When embarking on a new backend project, our first move as developers is often to use some well-established relational database like PostgreSQL or MySQL. However, for some time there have been different database types available on the market. One of them is MongoDB. In this article, I would like to outline some advantages and disadvantages of using it on a project.
MongoDB is a document-oriented database. Data is organised as JSON documents (rows equivalent) with fields (columns equivalent) which are grouped into collections (tables equivalent). It is using BSON format for document storage (binary-serialized JSON) which extends JSON implementation to offer additional data types (e.g. arrays). It also provides data validation based on JSON schema standard (when setting up a collection you can provide JSON schema definition). MongoDB is schema-less by design i.e. each document can have its own set of unique fields within one collection. Additionally, it is distributed and easily scalable geographically/horizontally for better performance.

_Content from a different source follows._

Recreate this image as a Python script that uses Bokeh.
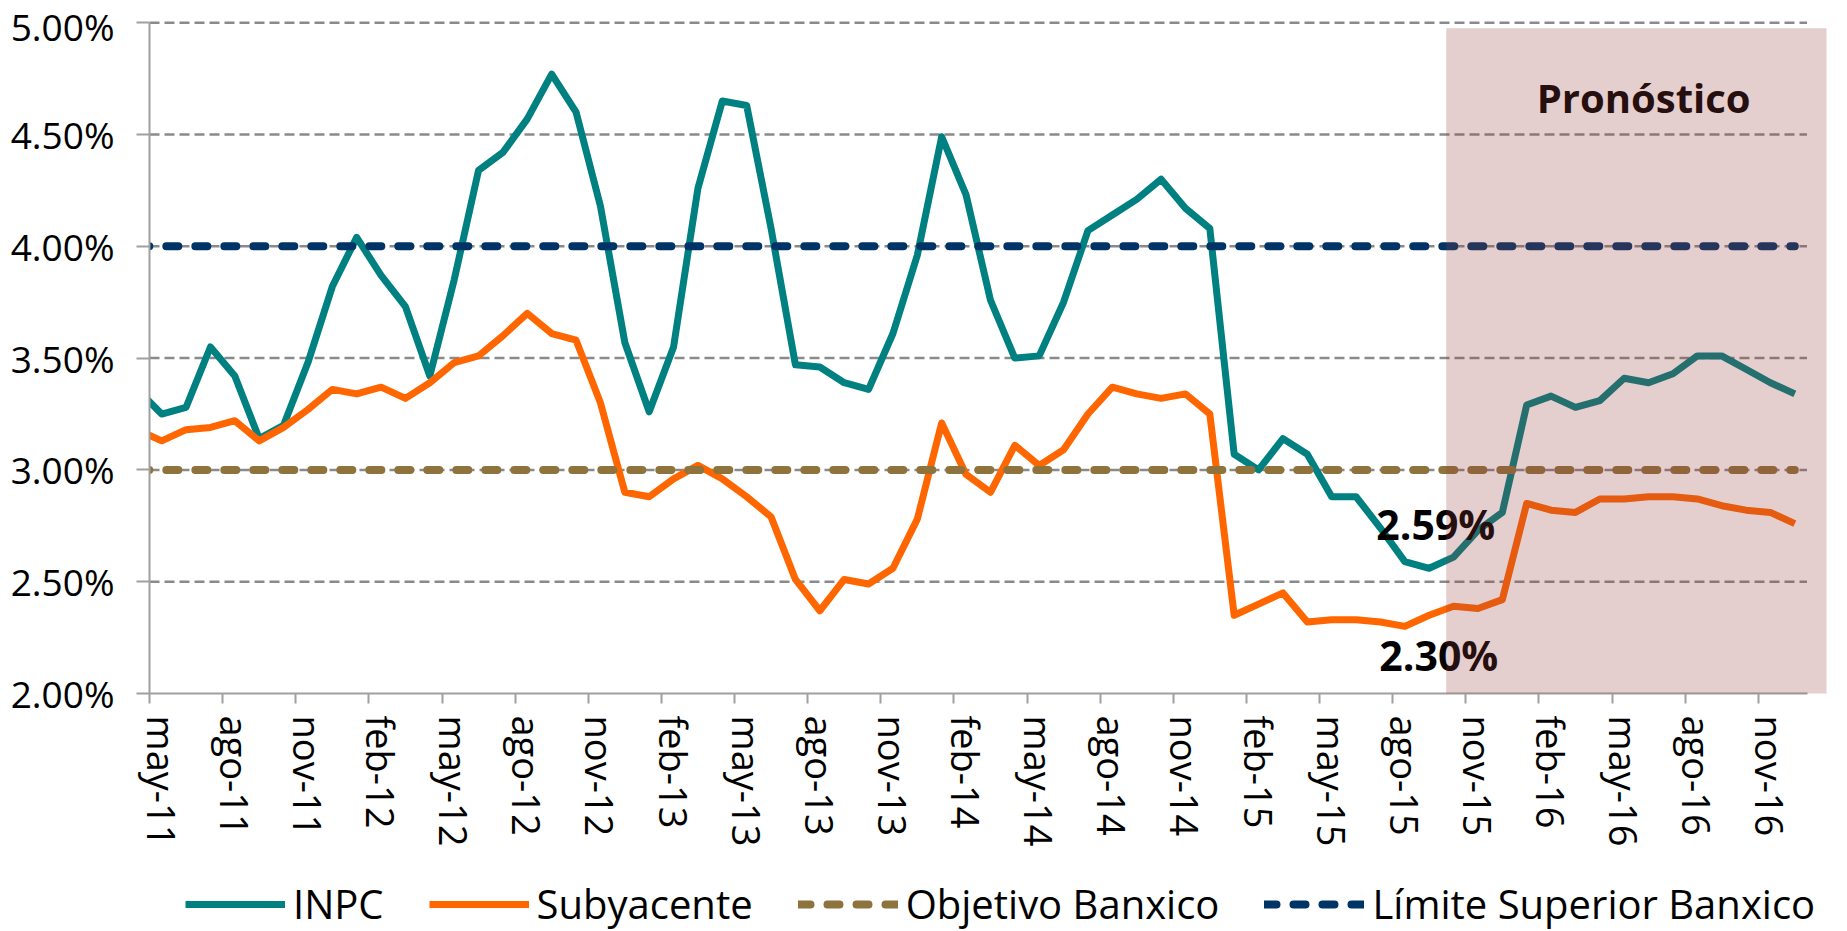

When considering switching to a document-oriented database, there is a couple of points that one has to weight in order to make the best choice. The first item is lack of referential integrity (RI) — explicitly defined, validated and enforced relations between different pieces of data in our database (e.g. foreign key constraints). It helps with keeping the information consistent and provides an additional layer of validation underneath the programmatic one. However, when the data set is large and diverse (differing fields), RI might prove to be inflexible and inefficient in terms of storage size. Next consideration is transactional support. Up until last month (June ‘18), MongoDB provided transactional support for one document only (there were suboptimal ways to overcome it by embedding different documents from multiple collections into one document). Since the release of version 4.0, we finally have multi-document transaction support (ACID) mirroring the one we have known from relational counterparts.
Another thing warranting examination is grouping/joins support. When delivering data from API there is often a need to preload some additional data (e.g. preloading products and order lines when fetching singular order). In MongoDB, there is no direct way to join additional documents into another collection during fetching. However, there are separate ways to aggregate data by $lookup (combining documents from multiple collections) and aggregation pipeline (grouping, filtering and processing of documents from one collection). It also depends on the structural design of data: sometimes it might be better to embed selected documents instead of creating separate collections for them. On the other hand, embedding too much of information in one document will result in slower query processing. Lastly, it is important to make sure that there is an ORM library (Object-Relational Mapping) for our programming language. The most popular are: mongoose (for node.js) and mongoid (for Ruby on Rails).
In technology debates, the answer rarely is clear-cut but often it is possible to identify some key features or use-cases that can guide us towards the right choice. When choosing the most appropriate database for the application you need to carefully weight different considerations that I have outlined in the former section and think of the type of data structure that you will need to handle.